>> START Source data
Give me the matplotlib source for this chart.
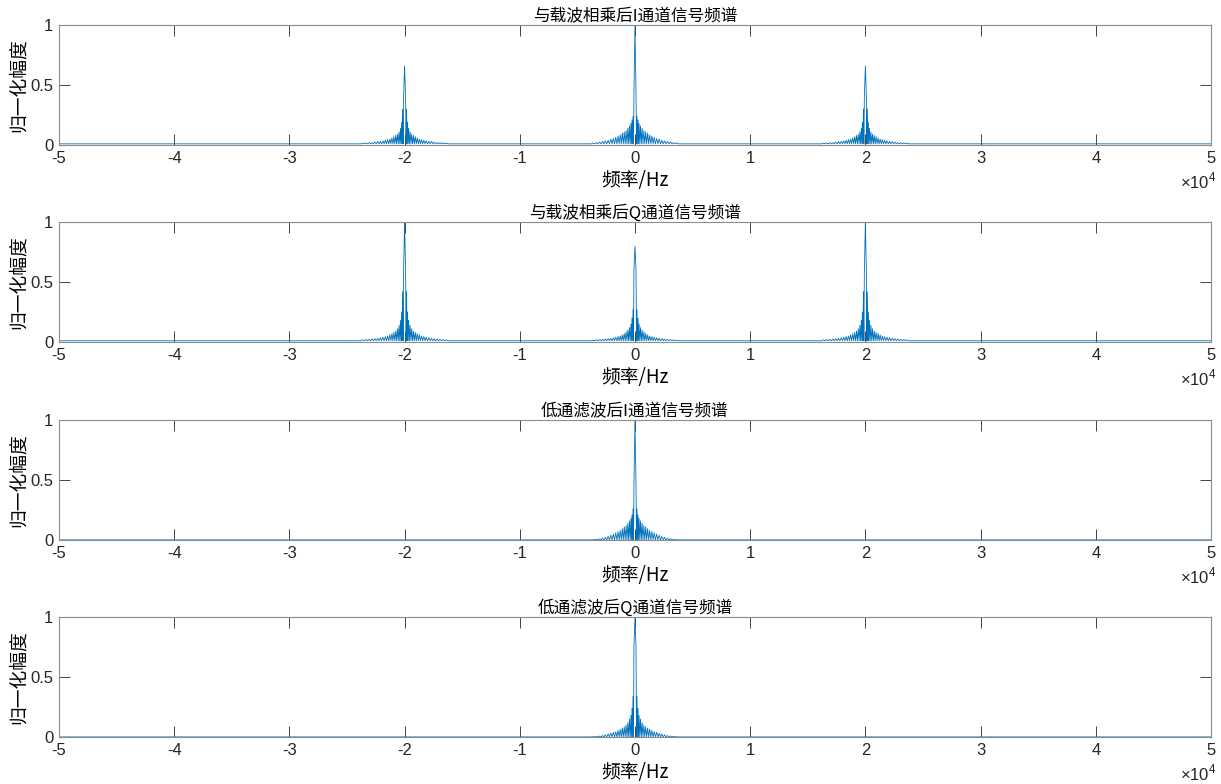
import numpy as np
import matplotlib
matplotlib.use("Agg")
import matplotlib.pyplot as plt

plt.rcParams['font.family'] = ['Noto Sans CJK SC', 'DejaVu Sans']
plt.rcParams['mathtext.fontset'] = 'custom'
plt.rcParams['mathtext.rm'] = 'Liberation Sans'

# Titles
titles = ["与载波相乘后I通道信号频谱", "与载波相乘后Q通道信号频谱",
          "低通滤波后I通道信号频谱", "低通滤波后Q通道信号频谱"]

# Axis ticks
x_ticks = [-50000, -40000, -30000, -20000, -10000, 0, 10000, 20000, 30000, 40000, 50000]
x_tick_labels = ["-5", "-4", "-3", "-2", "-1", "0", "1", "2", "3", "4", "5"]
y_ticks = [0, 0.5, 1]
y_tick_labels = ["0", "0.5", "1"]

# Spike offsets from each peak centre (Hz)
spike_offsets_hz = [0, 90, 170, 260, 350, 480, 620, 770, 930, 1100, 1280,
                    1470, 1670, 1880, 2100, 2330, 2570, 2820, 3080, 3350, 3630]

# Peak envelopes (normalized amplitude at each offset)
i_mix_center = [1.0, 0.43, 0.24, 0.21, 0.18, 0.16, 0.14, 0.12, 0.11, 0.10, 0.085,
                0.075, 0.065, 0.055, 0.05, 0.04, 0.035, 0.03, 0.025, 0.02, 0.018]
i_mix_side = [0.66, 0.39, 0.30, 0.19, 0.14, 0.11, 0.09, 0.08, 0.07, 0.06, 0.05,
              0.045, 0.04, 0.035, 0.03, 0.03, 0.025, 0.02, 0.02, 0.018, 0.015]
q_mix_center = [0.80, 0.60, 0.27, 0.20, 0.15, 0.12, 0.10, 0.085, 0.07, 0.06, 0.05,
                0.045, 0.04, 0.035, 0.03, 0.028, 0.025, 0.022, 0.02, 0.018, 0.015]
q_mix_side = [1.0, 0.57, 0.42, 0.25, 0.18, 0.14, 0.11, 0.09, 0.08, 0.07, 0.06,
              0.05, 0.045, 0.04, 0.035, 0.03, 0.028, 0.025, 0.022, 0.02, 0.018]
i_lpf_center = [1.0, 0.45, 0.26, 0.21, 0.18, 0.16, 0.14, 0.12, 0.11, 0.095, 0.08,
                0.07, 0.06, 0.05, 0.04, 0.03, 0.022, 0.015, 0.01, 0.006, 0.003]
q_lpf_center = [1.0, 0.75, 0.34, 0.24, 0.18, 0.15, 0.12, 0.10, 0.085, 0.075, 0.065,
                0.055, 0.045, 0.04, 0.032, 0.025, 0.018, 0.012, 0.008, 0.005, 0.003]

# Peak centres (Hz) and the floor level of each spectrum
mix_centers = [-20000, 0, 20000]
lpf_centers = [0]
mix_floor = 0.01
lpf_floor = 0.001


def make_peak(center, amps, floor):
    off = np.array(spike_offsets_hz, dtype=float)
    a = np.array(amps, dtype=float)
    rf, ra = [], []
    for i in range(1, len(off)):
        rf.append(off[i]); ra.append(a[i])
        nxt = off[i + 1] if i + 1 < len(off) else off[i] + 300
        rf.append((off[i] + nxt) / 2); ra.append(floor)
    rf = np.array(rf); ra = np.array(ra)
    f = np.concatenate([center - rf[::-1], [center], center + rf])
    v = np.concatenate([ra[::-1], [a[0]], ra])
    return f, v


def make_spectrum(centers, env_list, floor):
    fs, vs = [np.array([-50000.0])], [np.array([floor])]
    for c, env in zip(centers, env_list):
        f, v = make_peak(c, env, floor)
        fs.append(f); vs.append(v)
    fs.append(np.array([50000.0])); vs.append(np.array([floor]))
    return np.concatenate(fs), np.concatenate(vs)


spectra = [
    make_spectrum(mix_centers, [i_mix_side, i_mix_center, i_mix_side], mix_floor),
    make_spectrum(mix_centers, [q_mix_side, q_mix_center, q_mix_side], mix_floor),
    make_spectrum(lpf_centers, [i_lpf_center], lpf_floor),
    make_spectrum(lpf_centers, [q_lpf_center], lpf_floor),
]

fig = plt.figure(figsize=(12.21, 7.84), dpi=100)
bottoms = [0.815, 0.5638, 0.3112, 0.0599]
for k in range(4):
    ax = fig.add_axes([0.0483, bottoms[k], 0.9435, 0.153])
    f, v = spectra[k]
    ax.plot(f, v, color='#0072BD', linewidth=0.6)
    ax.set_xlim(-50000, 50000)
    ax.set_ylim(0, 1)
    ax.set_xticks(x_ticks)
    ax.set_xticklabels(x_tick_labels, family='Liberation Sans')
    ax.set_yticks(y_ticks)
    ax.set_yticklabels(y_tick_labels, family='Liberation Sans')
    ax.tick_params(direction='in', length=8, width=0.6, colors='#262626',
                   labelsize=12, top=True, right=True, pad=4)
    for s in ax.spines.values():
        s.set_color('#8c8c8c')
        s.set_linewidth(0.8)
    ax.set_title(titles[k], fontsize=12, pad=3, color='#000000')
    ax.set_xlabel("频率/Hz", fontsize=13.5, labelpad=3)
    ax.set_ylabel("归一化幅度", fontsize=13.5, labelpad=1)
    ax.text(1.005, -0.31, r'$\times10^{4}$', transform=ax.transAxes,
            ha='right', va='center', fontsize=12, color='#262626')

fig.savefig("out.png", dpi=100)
>> END Source data
* _Exercise instructions_: The data above should be repeated exactly, minus any pictures.

* _Exercise answer_:
Give me the matplotlib source for this chart.
import numpy as np
import matplotlib
matplotlib.use("Agg")
import matplotlib.pyplot as plt

plt.rcParams['font.family'] = ['Noto Sans CJK SC', 'DejaVu Sans']
plt.rcParams['mathtext.fontset'] = 'custom'
plt.rcParams['mathtext.rm'] = 'Liberation Sans'

# Titles
titles = ["与载波相乘后I通道信号频谱", "与载波相乘后Q通道信号频谱",
          "低通滤波后I通道信号频谱", "低通滤波后Q通道信号频谱"]

# Axis ticks
x_ticks = [-50000, -40000, -30000, -20000, -10000, 0, 10000, 20000, 30000, 40000, 50000]
x_tick_labels = ["-5", "-4", "-3", "-2", "-1", "0", "1", "2", "3", "4", "5"]
y_ticks = [0, 0.5, 1]
y_tick_labels = ["0", "0.5", "1"]

# Spike offsets from each peak centre (Hz)
spike_offsets_hz = [0, 90, 170, 260, 350, 480, 620, 770, 930, 1100, 1280,
                    1470, 1670, 1880, 2100, 2330, 2570, 2820, 3080, 3350, 3630]

# Peak envelopes (normalized amplitude at each offset)
i_mix_center = [1.0, 0.43, 0.24, 0.21, 0.18, 0.16, 0.14, 0.12, 0.11, 0.10, 0.085,
                0.075, 0.065, 0.055, 0.05, 0.04, 0.035, 0.03, 0.025, 0.02, 0.018]
i_mix_side = [0.66, 0.39, 0.30, 0.19, 0.14, 0.11, 0.09, 0.08, 0.07, 0.06, 0.05,
              0.045, 0.04, 0.035, 0.03, 0.03, 0.025, 0.02, 0.02, 0.018, 0.015]
q_mix_center = [0.80, 0.60, 0.27, 0.20, 0.15, 0.12, 0.10, 0.085, 0.07, 0.06, 0.05,
                0.045, 0.04, 0.035, 0.03, 0.028, 0.025, 0.022, 0.02, 0.018, 0.015]
q_mix_side = [1.0, 0.57, 0.42, 0.25, 0.18, 0.14, 0.11, 0.09, 0.08, 0.07, 0.06,
              0.05, 0.045, 0.04, 0.035, 0.03, 0.028, 0.025, 0.022, 0.02, 0.018]
i_lpf_center = [1.0, 0.45, 0.26, 0.21, 0.18, 0.16, 0.14, 0.12, 0.11, 0.095, 0.08,
                0.07, 0.06, 0.05, 0.04, 0.03, 0.022, 0.015, 0.01, 0.006, 0.003]
q_lpf_center = [1.0, 0.75, 0.34, 0.24, 0.18, 0.15, 0.12, 0.10, 0.085, 0.075, 0.065,
                0.055, 0.045, 0.04, 0.032, 0.025, 0.018, 0.012, 0.008, 0.005, 0.003]

# Peak centres (Hz) and the floor level of each spectrum
mix_centers = [-20000, 0, 20000]
lpf_centers = [0]
mix_floor = 0.01
lpf_floor = 0.001


def make_peak(center, amps, floor):
    off = np.array(spike_offsets_hz, dtype=float)
    a = np.array(amps, dtype=float)
    rf, ra = [], []
    for i in range(1, len(off)):
        rf.append(off[i]); ra.append(a[i])
        nxt = off[i + 1] if i + 1 < len(off) else off[i] + 300
        rf.append((off[i] + nxt) / 2); ra.append(floor)
    rf = np.array(rf); ra = np.array(ra)
    f = np.concatenate([center - rf[::-1], [center], center + rf])
    v = np.concatenate([ra[::-1], [a[0]], ra])
    return f, v


def make_spectrum(centers, env_list, floor):
    fs, vs = [np.array([-50000.0])], [np.array([floor])]
    for c, env in zip(centers, env_list):
        f, v = make_peak(c, env, floor)
        fs.append(f); vs.append(v)
    fs.append(np.array([50000.0])); vs.append(np.array([floor]))
    return np.concatenate(fs), np.concatenate(vs)


spectra = [
    make_spectrum(mix_centers, [i_mix_side, i_mix_center, i_mix_side], mix_floor),
    make_spectrum(mix_centers, [q_mix_side, q_mix_center, q_mix_side], mix_floor),
    make_spectrum(lpf_centers, [i_lpf_center], lpf_floor),
    make_spectrum(lpf_centers, [q_lpf_center], lpf_floor),
]

fig = plt.figure(figsize=(12.21, 7.84), dpi=100)
bottoms = [0.815, 0.5638, 0.3112, 0.0599]
for k in range(4):
    ax = fig.add_axes([0.0483, bottoms[k], 0.9435, 0.153])
    f, v = spectra[k]
    ax.plot(f, v, color='#0072BD', linewidth=0.6)
    ax.set_xlim(-50000, 50000)
    ax.set_ylim(0, 1)
    ax.set_xticks(x_ticks)
    ax.set_xticklabels(x_tick_labels, family='Liberation Sans')
    ax.set_yticks(y_ticks)
    ax.set_yticklabels(y_tick_labels, family='Liberation Sans')
    ax.tick_params(direction='in', length=8, width=0.6, colors='#262626',
                   labelsize=12, top=True, right=True, pad=4)
    for s in ax.spines.values():
        s.set_color('#8c8c8c')
        s.set_linewidth(0.8)
    ax.set_title(titles[k], fontsize=12, pad=3, color='#000000')
    ax.set_xlabel("频率/Hz", fontsize=13.5, labelpad=3)
    ax.set_ylabel("归一化幅度", fontsize=13.5, labelpad=1)
    ax.text(1.005, -0.31, r'$\times10^{4}$', transform=ax.transAxes,
            ha='right', va='center', fontsize=12, color='#262626')

fig.savefig("out.png", dpi=100)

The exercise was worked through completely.